* Data for this exercise:
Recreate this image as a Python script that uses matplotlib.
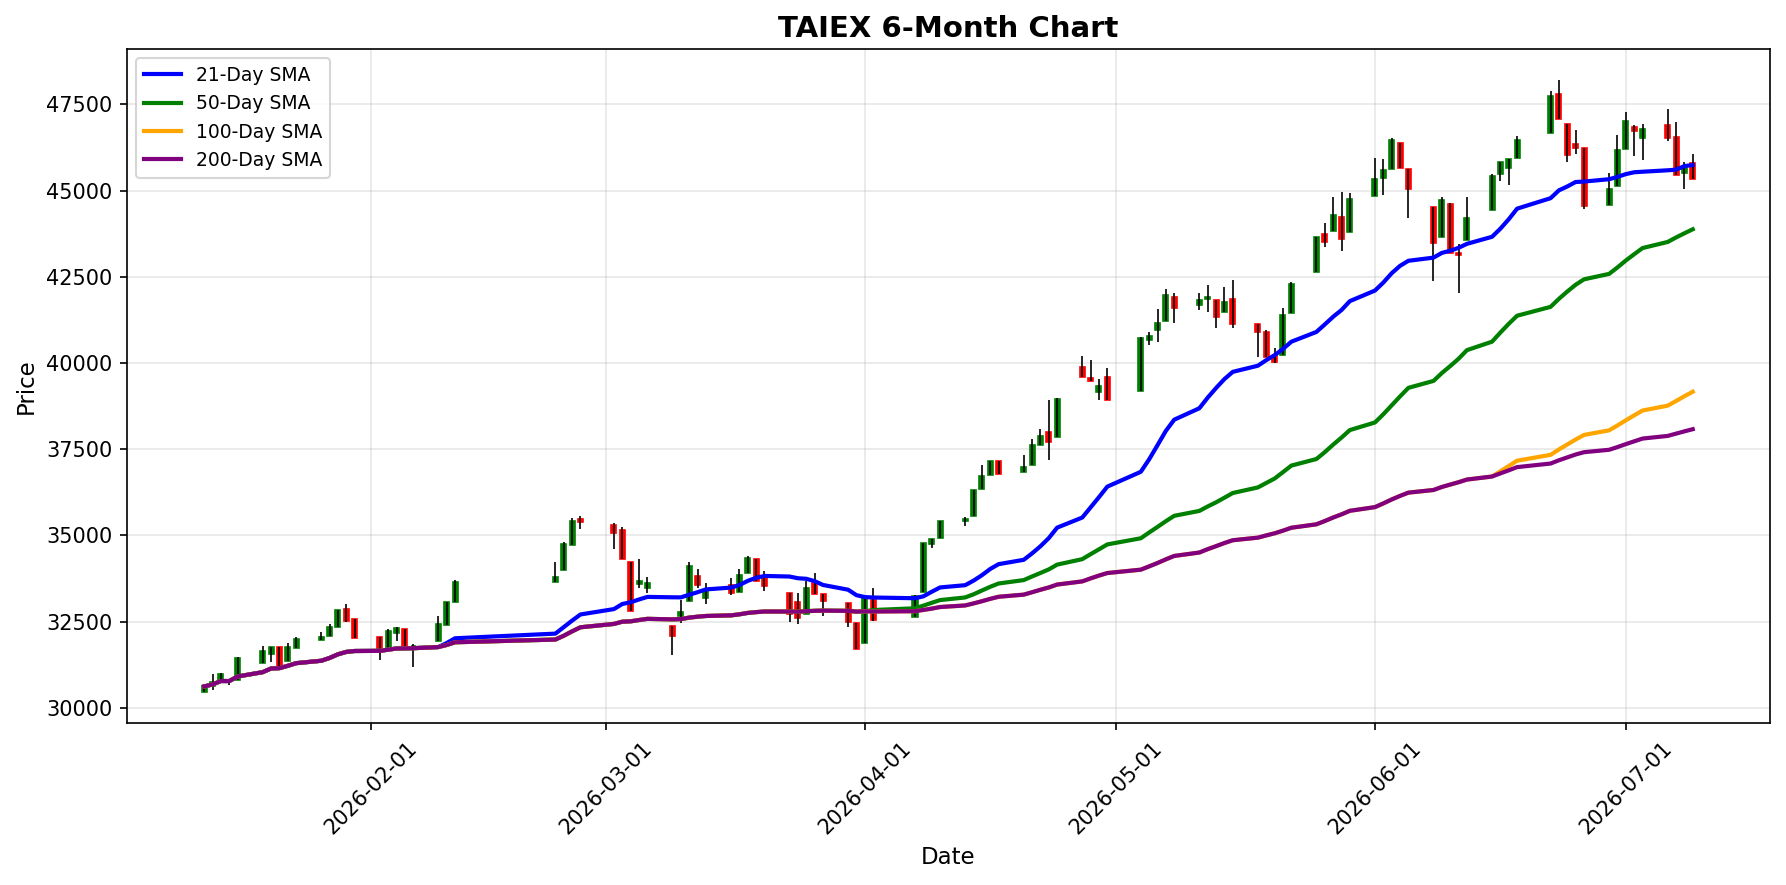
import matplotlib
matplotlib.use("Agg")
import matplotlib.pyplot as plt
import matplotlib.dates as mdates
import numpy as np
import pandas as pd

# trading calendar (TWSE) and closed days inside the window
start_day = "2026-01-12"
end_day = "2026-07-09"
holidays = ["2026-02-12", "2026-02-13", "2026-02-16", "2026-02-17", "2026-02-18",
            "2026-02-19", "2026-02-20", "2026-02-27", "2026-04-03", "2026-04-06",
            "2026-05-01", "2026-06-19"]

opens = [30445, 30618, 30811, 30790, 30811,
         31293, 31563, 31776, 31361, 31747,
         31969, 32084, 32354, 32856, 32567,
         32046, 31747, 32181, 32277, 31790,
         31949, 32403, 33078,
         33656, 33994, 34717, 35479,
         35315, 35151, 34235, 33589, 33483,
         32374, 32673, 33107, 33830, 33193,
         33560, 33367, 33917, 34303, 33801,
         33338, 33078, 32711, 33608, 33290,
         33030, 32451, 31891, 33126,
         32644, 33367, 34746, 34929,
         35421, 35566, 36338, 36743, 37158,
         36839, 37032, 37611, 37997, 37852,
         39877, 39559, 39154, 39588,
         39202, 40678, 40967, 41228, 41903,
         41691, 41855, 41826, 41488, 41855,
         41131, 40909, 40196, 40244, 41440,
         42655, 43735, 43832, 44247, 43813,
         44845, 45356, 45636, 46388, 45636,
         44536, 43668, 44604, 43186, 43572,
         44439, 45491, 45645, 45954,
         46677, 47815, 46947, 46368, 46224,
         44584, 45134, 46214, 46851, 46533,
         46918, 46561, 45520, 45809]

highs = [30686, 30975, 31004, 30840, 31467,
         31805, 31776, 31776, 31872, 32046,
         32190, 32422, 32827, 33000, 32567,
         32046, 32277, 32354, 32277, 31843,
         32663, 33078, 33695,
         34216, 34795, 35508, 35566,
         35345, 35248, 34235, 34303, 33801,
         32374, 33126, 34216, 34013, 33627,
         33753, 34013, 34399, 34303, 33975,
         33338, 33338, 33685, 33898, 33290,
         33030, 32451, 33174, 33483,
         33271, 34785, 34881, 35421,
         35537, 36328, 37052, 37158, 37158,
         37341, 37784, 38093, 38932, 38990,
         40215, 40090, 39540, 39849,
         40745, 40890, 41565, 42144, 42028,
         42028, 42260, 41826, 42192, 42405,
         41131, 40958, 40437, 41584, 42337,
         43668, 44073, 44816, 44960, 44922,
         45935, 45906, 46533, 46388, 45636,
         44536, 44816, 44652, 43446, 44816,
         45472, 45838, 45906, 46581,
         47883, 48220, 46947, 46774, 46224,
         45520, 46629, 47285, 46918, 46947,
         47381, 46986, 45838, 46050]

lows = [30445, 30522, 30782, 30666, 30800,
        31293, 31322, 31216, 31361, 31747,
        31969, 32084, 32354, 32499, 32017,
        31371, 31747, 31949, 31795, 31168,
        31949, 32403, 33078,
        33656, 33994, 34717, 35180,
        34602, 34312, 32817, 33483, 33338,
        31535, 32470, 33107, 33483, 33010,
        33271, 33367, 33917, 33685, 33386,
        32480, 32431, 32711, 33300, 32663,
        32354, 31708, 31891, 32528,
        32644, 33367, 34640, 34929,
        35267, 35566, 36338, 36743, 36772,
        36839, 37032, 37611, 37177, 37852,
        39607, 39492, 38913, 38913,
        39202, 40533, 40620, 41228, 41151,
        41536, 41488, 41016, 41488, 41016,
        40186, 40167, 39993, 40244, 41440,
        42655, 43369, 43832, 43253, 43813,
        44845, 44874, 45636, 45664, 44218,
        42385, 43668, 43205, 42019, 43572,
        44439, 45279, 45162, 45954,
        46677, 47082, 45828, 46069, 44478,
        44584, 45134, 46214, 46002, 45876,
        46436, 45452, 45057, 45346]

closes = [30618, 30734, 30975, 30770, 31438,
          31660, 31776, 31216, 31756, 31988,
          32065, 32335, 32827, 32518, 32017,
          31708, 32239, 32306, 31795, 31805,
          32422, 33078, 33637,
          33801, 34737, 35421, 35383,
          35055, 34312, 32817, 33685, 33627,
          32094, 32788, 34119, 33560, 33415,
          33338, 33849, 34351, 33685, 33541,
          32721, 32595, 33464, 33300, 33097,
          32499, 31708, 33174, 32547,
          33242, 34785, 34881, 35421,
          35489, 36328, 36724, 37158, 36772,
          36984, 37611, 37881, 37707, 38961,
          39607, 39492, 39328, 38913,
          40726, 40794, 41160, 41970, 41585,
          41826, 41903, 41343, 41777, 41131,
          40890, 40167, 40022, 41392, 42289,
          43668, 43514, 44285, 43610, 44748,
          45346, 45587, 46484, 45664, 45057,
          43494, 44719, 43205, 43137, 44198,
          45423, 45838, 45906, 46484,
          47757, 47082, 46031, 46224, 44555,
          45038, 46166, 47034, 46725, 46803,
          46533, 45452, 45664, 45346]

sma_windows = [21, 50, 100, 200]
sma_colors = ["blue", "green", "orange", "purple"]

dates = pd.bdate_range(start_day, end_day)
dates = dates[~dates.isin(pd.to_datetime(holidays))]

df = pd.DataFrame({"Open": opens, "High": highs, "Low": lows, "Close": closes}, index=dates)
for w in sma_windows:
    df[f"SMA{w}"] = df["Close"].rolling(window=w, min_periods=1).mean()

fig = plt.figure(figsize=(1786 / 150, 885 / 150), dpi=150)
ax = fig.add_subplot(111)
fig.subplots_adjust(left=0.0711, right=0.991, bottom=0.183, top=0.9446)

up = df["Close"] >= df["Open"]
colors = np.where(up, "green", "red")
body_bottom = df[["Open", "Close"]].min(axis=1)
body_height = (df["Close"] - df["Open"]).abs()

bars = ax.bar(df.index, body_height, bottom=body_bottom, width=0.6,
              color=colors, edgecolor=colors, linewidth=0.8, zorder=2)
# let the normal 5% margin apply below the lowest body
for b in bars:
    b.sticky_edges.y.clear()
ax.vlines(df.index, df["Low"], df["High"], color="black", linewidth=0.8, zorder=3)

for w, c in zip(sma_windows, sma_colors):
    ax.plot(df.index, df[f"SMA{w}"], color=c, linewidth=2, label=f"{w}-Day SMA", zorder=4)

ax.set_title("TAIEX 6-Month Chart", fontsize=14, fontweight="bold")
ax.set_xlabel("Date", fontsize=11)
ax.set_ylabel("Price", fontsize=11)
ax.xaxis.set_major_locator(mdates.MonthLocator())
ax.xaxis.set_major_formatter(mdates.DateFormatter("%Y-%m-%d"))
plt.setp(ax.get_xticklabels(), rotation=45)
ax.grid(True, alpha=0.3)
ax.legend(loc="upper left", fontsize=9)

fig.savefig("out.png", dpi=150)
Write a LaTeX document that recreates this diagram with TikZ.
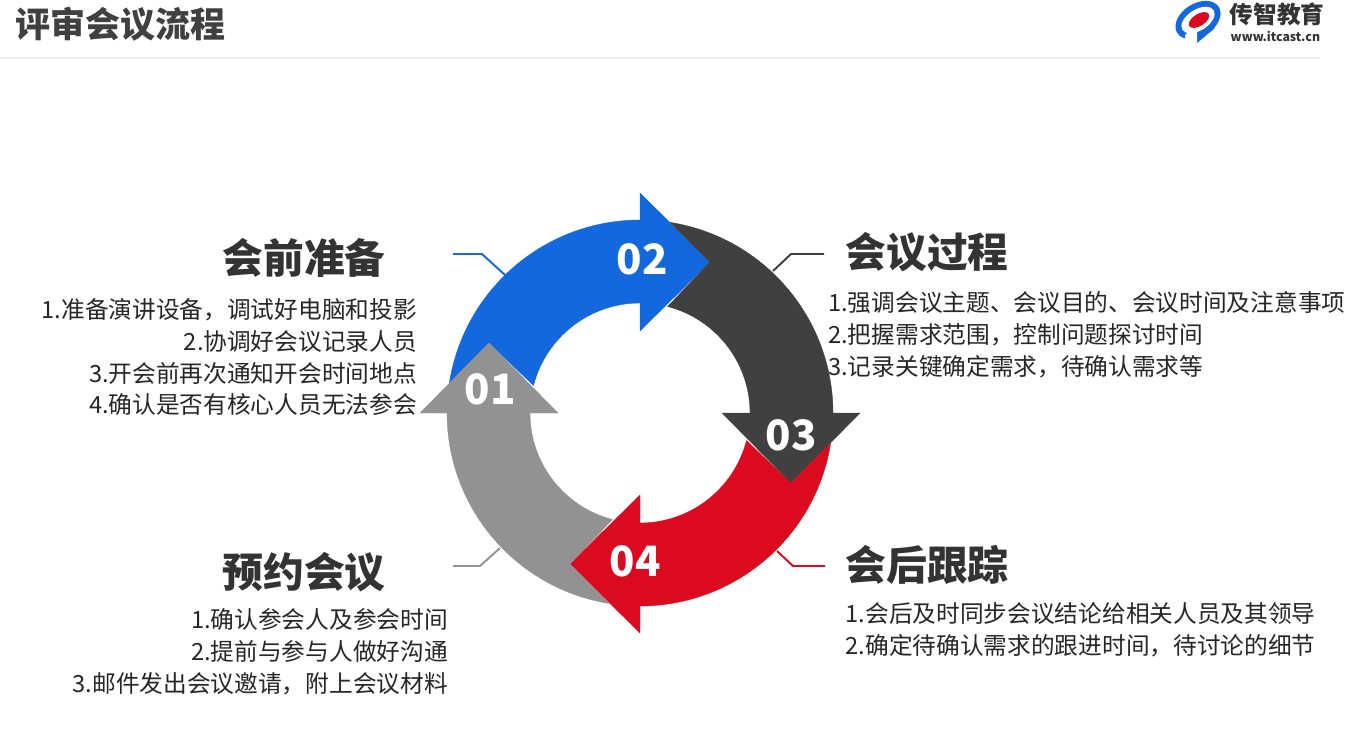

* Task directions: Output every entry exactly as given; pictures are not part of the copy.

* Exercise response:
Recreate this image as a Python script that uses matplotlib.
import matplotlib
matplotlib.use("Agg")
import matplotlib.pyplot as plt
import matplotlib.dates as mdates
import numpy as np
import pandas as pd

# trading calendar (TWSE) and closed days inside the window
start_day = "2026-01-12"
end_day = "2026-07-09"
holidays = ["2026-02-12", "2026-02-13", "2026-02-16", "2026-02-17", "2026-02-18",
            "2026-02-19", "2026-02-20", "2026-02-27", "2026-04-03", "2026-04-06",
            "2026-05-01", "2026-06-19"]

opens = [30445, 30618, 30811, 30790, 30811,
         31293, 31563, 31776, 31361, 31747,
         31969, 32084, 32354, 32856, 32567,
         32046, 31747, 32181, 32277, 31790,
         31949, 32403, 33078,
         33656, 33994, 34717, 35479,
         35315, 35151, 34235, 33589, 33483,
         32374, 32673, 33107, 33830, 33193,
         33560, 33367, 33917, 34303, 33801,
         33338, 33078, 32711, 33608, 33290,
         33030, 32451, 31891, 33126,
         32644, 33367, 34746, 34929,
         35421, 35566, 36338, 36743, 37158,
         36839, 37032, 37611, 37997, 37852,
         39877, 39559, 39154, 39588,
         39202, 40678, 40967, 41228, 41903,
         41691, 41855, 41826, 41488, 41855,
         41131, 40909, 40196, 40244, 41440,
         42655, 43735, 43832, 44247, 43813,
         44845, 45356, 45636, 46388, 45636,
         44536, 43668, 44604, 43186, 43572,
         44439, 45491, 45645, 45954,
         46677, 47815, 46947, 46368, 46224,
         44584, 45134, 46214, 46851, 46533,
         46918, 46561, 45520, 45809]

highs = [30686, 30975, 31004, 30840, 31467,
         31805, 31776, 31776, 31872, 32046,
         32190, 32422, 32827, 33000, 32567,
         32046, 32277, 32354, 32277, 31843,
         32663, 33078, 33695,
         34216, 34795, 35508, 35566,
         35345, 35248, 34235, 34303, 33801,
         32374, 33126, 34216, 34013, 33627,
         33753, 34013, 34399, 34303, 33975,
         33338, 33338, 33685, 33898, 33290,
         33030, 32451, 33174, 33483,
         33271, 34785, 34881, 35421,
         35537, 36328, 37052, 37158, 37158,
         37341, 37784, 38093, 38932, 38990,
         40215, 40090, 39540, 39849,
         40745, 40890, 41565, 42144, 42028,
         42028, 42260, 41826, 42192, 42405,
         41131, 40958, 40437, 41584, 42337,
         43668, 44073, 44816, 44960, 44922,
         45935, 45906, 46533, 46388, 45636,
         44536, 44816, 44652, 43446, 44816,
         45472, 45838, 45906, 46581,
         47883, 48220, 46947, 46774, 46224,
         45520, 46629, 47285, 46918, 46947,
         47381, 46986, 45838, 46050]

lows = [30445, 30522, 30782, 30666, 30800,
        31293, 31322, 31216, 31361, 31747,
        31969, 32084, 32354, 32499, 32017,
        31371, 31747, 31949, 31795, 31168,
        31949, 32403, 33078,
        33656, 33994, 34717, 35180,
        34602, 34312, 32817, 33483, 33338,
        31535, 32470, 33107, 33483, 33010,
        33271, 33367, 33917, 33685, 33386,
        32480, 32431, 32711, 33300, 32663,
        32354, 31708, 31891, 32528,
        32644, 33367, 34640, 34929,
        35267, 35566, 36338, 36743, 36772,
        36839, 37032, 37611, 37177, 37852,
        39607, 39492, 38913, 38913,
        39202, 40533, 40620, 41228, 41151,
        41536, 41488, 41016, 41488, 41016,
        40186, 40167, 39993, 40244, 41440,
        42655, 43369, 43832, 43253, 43813,
        44845, 44874, 45636, 45664, 44218,
        42385, 43668, 43205, 42019, 43572,
        44439, 45279, 45162, 45954,
        46677, 47082, 45828, 46069, 44478,
        44584, 45134, 46214, 46002, 45876,
        46436, 45452, 45057, 45346]

closes = [30618, 30734, 30975, 30770, 31438,
          31660, 31776, 31216, 31756, 31988,
          32065, 32335, 32827, 32518, 32017,
          31708, 32239, 32306, 31795, 31805,
          32422, 33078, 33637,
          33801, 34737, 35421, 35383,
          35055, 34312, 32817, 33685, 33627,
          32094, 32788, 34119, 33560, 33415,
          33338, 33849, 34351, 33685, 33541,
          32721, 32595, 33464, 33300, 33097,
          32499, 31708, 33174, 32547,
          33242, 34785, 34881, 35421,
          35489, 36328, 36724, 37158, 36772,
          36984, 37611, 37881, 37707, 38961,
          39607, 39492, 39328, 38913,
          40726, 40794, 41160, 41970, 41585,
          41826, 41903, 41343, 41777, 41131,
          40890, 40167, 40022, 41392, 42289,
          43668, 43514, 44285, 43610, 44748,
          45346, 45587, 46484, 45664, 45057,
          43494, 44719, 43205, 43137, 44198,
          45423, 45838, 45906, 46484,
          47757, 47082, 46031, 46224, 44555,
          45038, 46166, 47034, 46725, 46803,
          46533, 45452, 45664, 45346]

sma_windows = [21, 50, 100, 200]
sma_colors = ["blue", "green", "orange", "purple"]

dates = pd.bdate_range(start_day, end_day)
dates = dates[~dates.isin(pd.to_datetime(holidays))]

df = pd.DataFrame({"Open": opens, "High": highs, "Low": lows, "Close": closes}, index=dates)
for w in sma_windows:
    df[f"SMA{w}"] = df["Close"].rolling(window=w, min_periods=1).mean()

fig = plt.figure(figsize=(1786 / 150, 885 / 150), dpi=150)
ax = fig.add_subplot(111)
fig.subplots_adjust(left=0.0711, right=0.991, bottom=0.183, top=0.9446)

up = df["Close"] >= df["Open"]
colors = np.where(up, "green", "red")
body_bottom = df[["Open", "Close"]].min(axis=1)
body_height = (df["Close"] - df["Open"]).abs()

bars = ax.bar(df.index, body_height, bottom=body_bottom, width=0.6,
              color=colors, edgecolor=colors, linewidth=0.8, zorder=2)
# let the normal 5% margin apply below the lowest body
for b in bars:
    b.sticky_edges.y.clear()
ax.vlines(df.index, df["Low"], df["High"], color="black", linewidth=0.8, zorder=3)

for w, c in zip(sma_windows, sma_colors):
    ax.plot(df.index, df[f"SMA{w}"], color=c, linewidth=2, label=f"{w}-Day SMA", zorder=4)

ax.set_title("TAIEX 6-Month Chart", fontsize=14, fontweight="bold")
ax.set_xlabel("Date", fontsize=11)
ax.set_ylabel("Price", fontsize=11)
ax.xaxis.set_major_locator(mdates.MonthLocator())
ax.xaxis.set_major_formatter(mdates.DateFormatter("%Y-%m-%d"))
plt.setp(ax.get_xticklabels(), rotation=45)
ax.grid(True, alpha=0.3)
ax.legend(loc="upper left", fontsize=9)

fig.savefig("out.png", dpi=150)
Write a LaTeX document that recreates this diagram with TikZ.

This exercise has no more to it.